The study’s lead researcher, Przemyslaw Babel, surveyed 62 marathon finishers who ran the Cracovia Marathon in Poland in 2012. He asked them to rate the intensity of pain they experienced, the unpleasantness they felt, and the positive and negative emotions they were going through at the moment. Three to six months later, he asked them the same questions, and a majority underestimated the pain they first reported. One runner, for instance, reported a pain intensity at 5.5 out of a 7-point scale, but six months later recalled a 3.2 level of pain.

The pain memory they recalled later on remained high if they also reported feeling negative emotions, such as distress and fear. From a psychological standpoint, memories of pain are exacerbated if pain was the focus of the experience because it was influenced by the context of a runner’s emotions. Researchers looked back at a previous study published in the European Journal of Pain, which found the type of pain and accuracy of the memory depended on how the initial pain resided with the mother.

Comparatively, giving birth and running a marathon form long-term memories of pain and emotional experience in the same way. It isn’t to say that the pain a mother experiences from giving natural birth is the same pain a marathon runner feels when they cross a finish line. But positive feelings also carry the same ripple effect in a person’s mind. The sense of accomplishment from running a marathon and giving birth is an emotionally positive experience.

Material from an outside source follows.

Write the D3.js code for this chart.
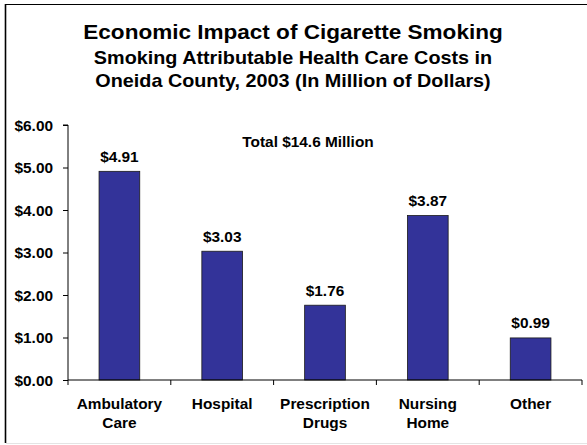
<!DOCTYPE html>
<html>
<head>
<meta charset="utf-8">
<script src="https://cdn.jsdelivr.net/npm/d3@7"></script>
<style>
  html, body { margin: 0; padding: 0; background: #fff; }
  svg { display: block; font-family: "Liberation Sans", Arial, sans-serif; }
</style>
</head>
<body>
<svg id="chart" width="587" height="445"></svg>
<script>
// Smoking attributable health care costs, Oneida County 2003 ($ millions)
const categories = [["Ambulatory", "Care"], ["Hospital"], ["Prescription", "Drugs"], ["Nursing", "Home"], ["Other"]];
const costs = [4.91, 3.03, 1.76, 3.87, 0.99];
const yTicks = [0, 1, 2, 3, 4, 5, 6];
const titleLines = ["Economic Impact of Cigarette Smoking"];
const subtitleLines = ["Smoking Attributable Health Care Costs in", "Oneida County, 2003 (In Million of Dollars)"];
const totalNote = "Total $14.6 Million";

const svg = d3.select("#chart");
const SX = 1.1; // glyphs are drawn slightly wide

function wideText(sel, x, y) {
  return sel.attr("transform", `translate(${x},${y}) scale(${SX},1)`);
}

// frame
svg.append("line").attr("x1", 5.5).attr("x2", 5.5).attr("y1", 4).attr("y2", 443)
  .attr("stroke", "#000").attr("stroke-width", 1.6);
svg.append("line").attr("x1", 5).attr("x2", 587).attr("y1", 4.5).attr("y2", 4.5)
  .attr("stroke", "#000").attr("stroke-width", 1.2);
svg.append("line").attr("x1", 6).attr("x2", 587).attr("y1", 443.5).attr("y2", 443.5)
  .attr("stroke", "#e4e4e4").attr("stroke-width", 1);

// titles
const cx = 293;
titleLines.forEach((t, i) => {
  wideText(svg.append("text"), cx, 39 + i * 24)
    .attr("text-anchor", "middle").attr("font-weight", "bold").attr("font-size", 20.5)
    .attr("fill", "#000").text(t);
});
subtitleLines.forEach((t, i) => {
  wideText(svg.append("text"), cx, 64.3 + i * 22.7)
    .attr("text-anchor", "middle").attr("font-weight", "bold").attr("font-size", 18)
    .attr("fill", "#000").text(t);
});

// scales
const x = d3.scaleBand().domain(d3.range(categories.length)).range([68, 582]).paddingInner(0).paddingOuter(0);
const y = d3.scaleLinear().domain([0, 6]).range([380, 125]);
const barW = x.bandwidth() * 0.396;

// y axis
const yAxis = svg.append("g").attr("transform", "translate(68,0)")
  .call(d3.axisLeft(y).tickValues(yTicks).tickSize(5).tickFormat(d => "$" + d3.format(".2f")(d)));
yAxis.select(".domain").attr("stroke", "#000").attr("d", `M-5,${y(6)}H0V${y(0)}`);
yAxis.selectAll(".tick line").attr("stroke", "#000");
yAxis.selectAll(".tick text").remove();
yAxis.selectAll(".tick").each(function(d) {
  wideText(d3.select(this).append("text"), -15, 5)
    .attr("text-anchor", "end").attr("font-weight", "bold").attr("font-size", 14)
    .attr("fill", "#000").text("$" + d3.format(".2f")(d));
});

// bars
svg.append("g").selectAll("rect").data(costs).join("rect")
  .attr("x", (d, i) => x(i) + (x.bandwidth() - barW) / 2)
  .attr("width", barW)
  .attr("y", d => y(d))
  .attr("height", d => y(0) - y(d))
  .attr("fill", "#333399")
  .attr("stroke", "#1a1a1a").attr("stroke-width", 0.8);

// value labels
svg.append("g").selectAll("text").data(costs).join("text")
  .each(function(d, i) {
    wideText(d3.select(this), x(i) + x.bandwidth() / 2, y(d) - 9.5);
  })
  .attr("text-anchor", "middle").attr("font-weight", "bold").attr("font-size", 14)
  .attr("fill", "#000").text(d => "$" + d3.format(".2f")(d));

// x axis
const xAxisG = svg.append("g").attr("transform", `translate(0,${y(0)})`);
xAxisG.append("path").attr("d", `M68,0H582`).attr("stroke", "#000").attr("fill", "none");
const tickPos = d3.range(categories.length + 1).map(i => 68 + i * x.bandwidth());
xAxisG.selectAll("line.tk").data(tickPos).join("line").attr("class", "tk")
  .attr("x1", d => d).attr("x2", d => d).attr("y1", 0).attr("y2", 5).attr("stroke", "#000");

// category labels
categories.forEach((lines, i) => {
  lines.forEach((t, j) => {
    wideText(svg.append("text"), x(i) + x.bandwidth() / 2, 409 + j * 19)
      .attr("text-anchor", "middle").attr("font-weight", "bold").attr("font-size", 14)
      .attr("fill", "#000").text(t);
  });
});

// total annotation
wideText(svg.append("text"), 308, 146.7)
  .attr("text-anchor", "middle").attr("font-weight", "bold").attr("font-size", 14)
  .attr("fill", "#000").text(totalNote);
</script>
</body>
</html>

Next, researchers will investigate how pain memory influences a person’s goals, expectations, and emotions prior to an event they’ve experienced pain during. In a blog by mother and marathon runner Katie, she explains the 11 ways running a marathon was like the natural and un-medicated birth she experienced three years ago.

Pregnant again and due next month, Katie recalls how seven marathons prepared her emotionally and physically for the stamina, endurance, and muscular demands childbirth required of her. The mental strength marathon running provided helped her to develop patience, will, determination, and focus to get through the exhausting experiences. Having experienced both, she says she can’t wait to go through them both again (separately, of course).

“I focused on the fact that it wasn’t going to last forever and that I would get an amazing reward at the end,” Katie writes, “whether it’s a baby, a medal, the feeling of pride and accomplishment, or the awesome high and endorphins that you get once you are done.”